**TASK TO CARRY OUT:**
Reproduce exactly, and only, the lines of the material below running from the line bearing "What matplotlib code" through the line bearing "fontsize=14, color=text_gray)". Leave any pictures out.

**DATA TO USE:**
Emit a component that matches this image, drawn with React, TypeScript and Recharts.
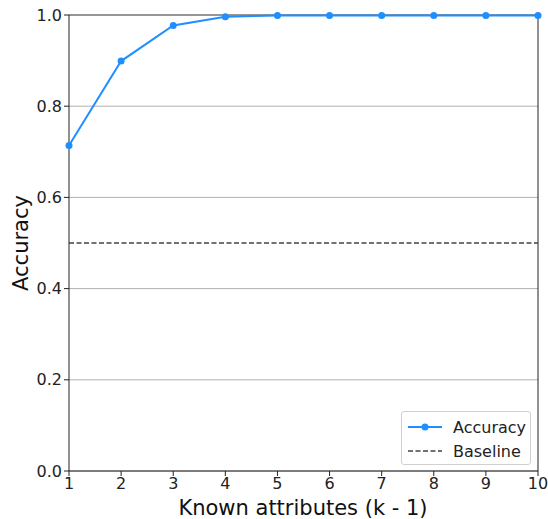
import React from 'react';
import {
  LineChart,
  Line,
  XAxis,
  YAxis,
  CartesianGrid,
  ReferenceLine,
} from 'recharts';

const knownAttributes = [1, 2, 3, 4, 5, 6, 7, 8, 9, 10];
const accuracy = [0.714, 0.899, 0.977, 0.996, 0.999, 0.999, 0.999, 0.999, 0.999, 0.999];
const baseline = [0.5, 0.5, 0.5, 0.5, 0.5, 0.5, 0.5, 0.5, 0.5, 0.5];
const yTicks = [0, 0.2, 0.4, 0.6, 0.8, 1.0];

const data = knownAttributes.map((k, i) => ({
  k,
  accuracy: accuracy[i],
  baseline: baseline[i],
}));

const blue = '#1f8fff';
const font = '"DejaVu Sans", sans-serif';

function LegendBox() {
  return (
    <div
      style={{
        position: 'absolute',
        left: 401,
        top: 411,
        width: 130,
        height: 54,
        boxSizing: 'border-box',
        background: 'rgba(255,255,255,0.8)',
        border: '1px solid #d0d0d0',
        borderRadius: 3,
        fontFamily: font,
        fontSize: 16,
        color: '#222',
        padding: '3px 0 0 6px',
      }}
    >
      <div style={{ display: 'flex', alignItems: 'center', height: 24 }}>
        <svg width={34} height={10} style={{ marginRight: 11 }}>
          <line x1={0} y1={5} x2={34} y2={5} stroke={blue} strokeWidth={2} />
          <circle cx={17} cy={5} r={3.5} fill={blue} />
        </svg>
        Accuracy
      </div>
      <div style={{ display: 'flex', alignItems: 'center', height: 24 }}>
        <svg width={34} height={10} style={{ marginRight: 11 }}>
          <line x1={0} y1={5} x2={34} y2={5} stroke="#444" strokeWidth={1.5} strokeDasharray="5 2.5" />
        </svg>
        Baseline
      </div>
    </div>
  );
}

const YLabel = () => (
  <text
    x={21}
    y={243}
    transform="rotate(-90 21 243)"
    textAnchor="middle"
    dominantBaseline="central"
    fill="#111"
    fontSize={21}
    fontFamily={font}
  >
    Accuracy
  </text>
);

const XLabel = () => (
  <text
    x={303}
    y={508}
    textAnchor="middle"
    dominantBaseline="central"
    fill="#111"
    fontSize={21}
    fontFamily={font}
  >
    Known attributes (k - 1)
  </text>
);

export default function App() {
  return (
    <div style={{ position: 'absolute', left: 0, top: 0, width: 548, height: 519, background: '#fff' }}>
      <LineChart
        width={548}
        height={519}
        data={data}
        margin={{ top: 15, right: 10, bottom: 0, left: 0 }}
      >
        <CartesianGrid vertical={false} stroke="#b0b0b0" strokeWidth={1} />
        <XAxis
          dataKey="k"
          type="number"
          domain={[1, 10]}
          ticks={knownAttributes}
          height={48}
          tickSize={5}
          tickMargin={2}
          stroke="#222"
          tick={{ fill: '#222', fontSize: 16, fontFamily: font }}
          axisLine={{ stroke: '#222', strokeWidth: 1 }}
          label={{ content: () => <XLabel /> }}
        />
        <YAxis
          type="number"
          domain={[0, 1]}
          ticks={yTicks}
          width={69}
          tickSize={5}
          tickMargin={2}
          stroke="#222"
          tickFormatter={(v: number) => v.toFixed(1)}
          tick={{ fill: '#222', fontSize: 16, fontFamily: font }}
          axisLine={{ stroke: '#222', strokeWidth: 1 }}
          label={{ content: () => <YLabel /> }}
        />
        <ReferenceLine x={10} stroke="#222" strokeWidth={1} />
        <ReferenceLine y={1} stroke="#808080" strokeWidth={1.5} />
        <Line
          dataKey="baseline"
          stroke="#444"
          strokeWidth={1.5}
          strokeDasharray="5 2.5"
          dot={false}
          activeDot={false}
          isAnimationActive={false}
        />
        <Line
          dataKey="accuracy"
          stroke={blue}
          strokeWidth={2}
          dot={{ r: 3.5, fill: blue, stroke: blue, strokeWidth: 0 }}
          activeDot={false}
          isAnimationActive={false}
        />
      </LineChart>
      <LegendBox />
    </div>
  );
}
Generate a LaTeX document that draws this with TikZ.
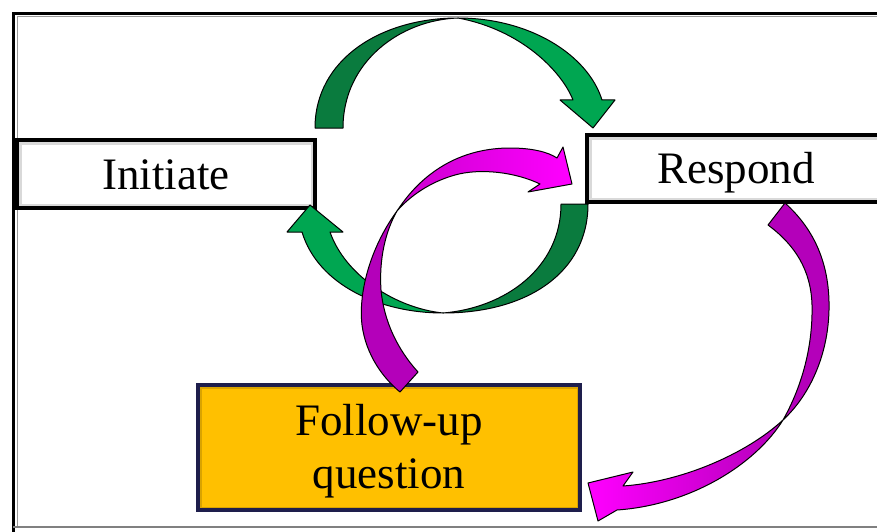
\documentclass[tikz,border=0pt]{standalone}
\usepackage{fontspec}
\setmainfont{Liberation Serif}
\definecolor{leafdark}{HTML}{0A7B3E}
\definecolor{leaflight}{HTML}{00A651}
\definecolor{plumdark}{HTML}{B400BA}
\definecolor{plumlight}{HTML}{FF00FF}
\definecolor{amber}{HTML}{FFC000}
\definecolor{inkblue}{HTML}{1E1E4C}
\tikzset{
	stage/.style={draw=black, line width=3.5pt, fill=white, minimum width=298pt, minimum height=68pt,
		text height=30.6pt, text depth=0pt, font=\fontsize{45}{53}\selectfont,
		path picture={\draw[black!15, line width=9pt] (path picture bounding box.south west) rectangle (path picture bounding box.north east);}},
	band/.style={draw=black, line width=1pt, line join=round}
}
\begin{document}
\begin{tikzpicture}[x=1pt, y=-1pt]
	\useasboundingbox (0,0) rectangle (877,532);
	\clip (0,0) rectangle (877,532);
	\draw[line width=3pt] (13.5,535) |- (890,13.5);
	\draw[black!40, line width=1pt] (17,527) |- (890,17);
	\draw[black!50, line width=1.5pt] (13,527) -- (890,527);
	\node[stage] (init) at (166,174) {Initiate};
	\node[stage, minimum height=67pt] (resp) at (736,168.5) {Respond};
	\node[draw=inkblue, line width=3.5pt, fill=amber, minimum width=382pt, minimum height=125pt, align=center,
		text depth=2pt, font=\fontsize{45}{53}\selectfont,
		path picture={\draw[amber!85!black, line width=7pt] (path picture bounding box.south west) rectangle (path picture bounding box.north east);}]
		(quest) at (389,447.5) {Follow-up\\question};
	\filldraw[band, fill=leafdark] (315,128) .. controls (315,60) and (380,18) .. (458,18) .. controls (400,20) and (343,62) .. (343,128) -- cycle;
	\filldraw[band, fill=leaflight] (458,18) .. controls (530,18) and (588,55) .. (602,100) -- (615,100) -- (593,128) -- (560,100) -- (573,100) .. controls (562,72) and (522,30) .. (458,18) -- cycle;
	\filldraw[band, fill=leafdark] (588,204) .. controls (588,272) and (528,313) .. (443,313) .. controls (505,308) and (561,268) .. (561,204) -- cycle;
	\filldraw[band, fill=leaflight] (443,313) .. controls (380,313) and (318,285) .. (302,232) -- (287,232) -- (310,205) -- (343,232) -- (330,232) .. controls (345,275) and (395,308) .. (443,313) -- cycle;
	\shadedraw[band, left color=plumdark!70!plumlight, right color=plumlight] (397,211) .. controls (425,168) and (465,148) .. (510,148) .. controls (532,148) and (548,152) .. (557,158) -- (563,147) -- (572,184) -- (528,192) -- (540,184) .. controls (515,172) and (480,168) .. (455,175) .. controls (430,182) and (410,196) .. (397,211) -- cycle;
	\filldraw[band, fill=plumdark] (397,211) .. controls (372,245) and (358,290) .. (362,325) .. controls (366,355) and (383,378) .. (400,392) -- (418,372) .. controls (398,350) and (384,322) .. (381,290) .. controls (379,260) and (385,232) .. (397,211) -- cycle;
	\filldraw[band, fill=plumdark] (785,203) .. controls (815,230) and (830,265) .. (829,310) .. controls (828,355) and (810,395) .. (783,420) .. controls (800,390) and (813,350) .. (812,305) .. controls (811,270) and (795,245) .. (768,225) -- cycle;
	\shadedraw[band, left color=plumlight, right color=plumdark] (783,420) .. controls (755,465) and (690,505) .. (617,510) -- (598,521) -- (588,483) -- (633,472) -- (623,486) .. controls (680,482) and (745,455) .. (783,420) -- cycle;
\end{tikzpicture}
\end{document}
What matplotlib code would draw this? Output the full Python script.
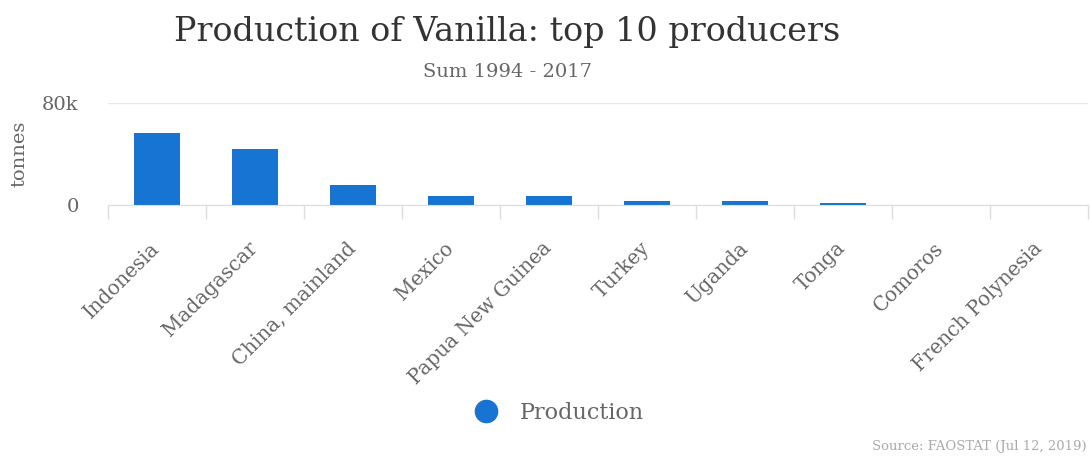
import matplotlib.pyplot as plt
from matplotlib.lines import Line2D

plt.rcParams['font.family'] = 'DejaVu Serif'

countries = ['Indonesia', 'Madagascar', 'China, mainland', 'Mexico', 'Papua New Guinea',
             'Turkey', 'Uganda', 'Tonga', 'Comoros', 'French Polynesia']
production = [56500, 44000, 15800, 7300, 7000, 2900, 2800, 1500, 150, 100]

bar_color = '#1874d2'
text_gray = '#666666'

fig = plt.figure(figsize=(10.9, 4.57), dpi=100)
ax = fig.add_axes([0.099, 0.5514, 0.899, 0.2232])

x = range(len(countries))
ax.bar(x, production, width=0.47, color=bar_color, zorder=3)

ax.set_xlim(-0.5, len(countries) - 0.5)
ax.set_ylim(0, 80000)
ax.set_yticks([0, 80000])
ax.set_yticklabels(['0', '80k'], color=text_gray, fontsize=14)
ax.tick_params(axis='y', length=0, pad=21)
ax.grid(axis='y', color='#e6e6e6', linewidth=1, zorder=0)

# tick marks sit between categories, labels under the bars
ax.set_xticks([i - 0.5 for i in range(len(countries) + 1)], minor=False)
ax.set_xticklabels([])
ax.tick_params(axis='x', length=10, color='#dddddd', width=1)
ax.set_xticks(list(x), minor=True)
ax.set_xticklabels(countries, minor=True, rotation=45, ha='right', va='center',
                   rotation_mode='anchor', color=text_gray, fontsize=14.3)
ax.tick_params(axis='x', which='minor', length=0, pad=29)

for side in ['top', 'right', 'left']:
    ax.spines[side].set_visible(False)
ax.spines['bottom'].set_color('#dddddd')
ax.spines['bottom'].set_zorder(4)

ax.set_ylabel('tonnes', color=text_gray, fontsize=14, labelpad=10)

fig.text(0.465, 0.93, 'Production of Vanilla: top 10 producers', ha='center', va='center',
         fontsize=24, color='#333333')
fig.text(0.466, 0.843, 'Sum 1994 - 2017', ha='center', va='center',
         fontsize=14, color=text_gray)

handle = Line2D([], [], marker='o', linestyle='none', markersize=16,
                markerfacecolor=bar_color, markeredgecolor=bar_color)
fig.legend([handle], ['Production'], loc='center', bbox_to_anchor=(0.508, 0.096),
           frameon=False, fontsize=16, labelcolor=text_gray, handletextpad=0.5)

fig.text(0.997, 0.008, 'Source: FAOSTAT (Jul 12, 2019)', ha='right', va='bottom',
         fontsize=9.5, color='#aaaaaa')

fig.savefig('out.png', dpi=100)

**OUTPUT:**
What matplotlib code would draw this? Output the full Python script.
import matplotlib.pyplot as plt
from matplotlib.lines import Line2D

plt.rcParams['font.family'] = 'DejaVu Serif'

countries = ['Indonesia', 'Madagascar', 'China, mainland', 'Mexico', 'Papua New Guinea',
             'Turkey', 'Uganda', 'Tonga', 'Comoros', 'French Polynesia']
production = [56500, 44000, 15800, 7300, 7000, 2900, 2800, 1500, 150, 100]

bar_color = '#1874d2'
text_gray = '#666666'

fig = plt.figure(figsize=(10.9, 4.57), dpi=100)
ax = fig.add_axes([0.099, 0.5514, 0.899, 0.2232])

x = range(len(countries))
ax.bar(x, production, width=0.47, color=bar_color, zorder=3)

ax.set_xlim(-0.5, len(countries) - 0.5)
ax.set_ylim(0, 80000)
ax.set_yticks([0, 80000])
ax.set_yticklabels(['0', '80k'], color=text_gray, fontsize=14)
ax.tick_params(axis='y', length=0, pad=21)
ax.grid(axis='y', color='#e6e6e6', linewidth=1, zorder=0)

# tick marks sit between categories, labels under the bars
ax.set_xticks([i - 0.5 for i in range(len(countries) + 1)], minor=False)
ax.set_xticklabels([])
ax.tick_params(axis='x', length=10, color='#dddddd', width=1)
ax.set_xticks(list(x), minor=True)
ax.set_xticklabels(countries, minor=True, rotation=45, ha='right', va='center',
                   rotation_mode='anchor', color=text_gray, fontsize=14.3)
ax.tick_params(axis='x', which='minor', length=0, pad=29)

for side in ['top', 'right', 'left']:
    ax.spines[side].set_visible(False)
ax.spines['bottom'].set_color('#dddddd')
ax.spines['bottom'].set_zorder(4)

ax.set_ylabel('tonnes', color=text_gray, fontsize=14, labelpad=10)

fig.text(0.465, 0.93, 'Production of Vanilla: top 10 producers', ha='center', va='center',
         fontsize=24, color='#333333')
fig.text(0.466, 0.843, 'Sum 1994 - 2017', ha='center', va='center',
         fontsize=14, color=text_gray)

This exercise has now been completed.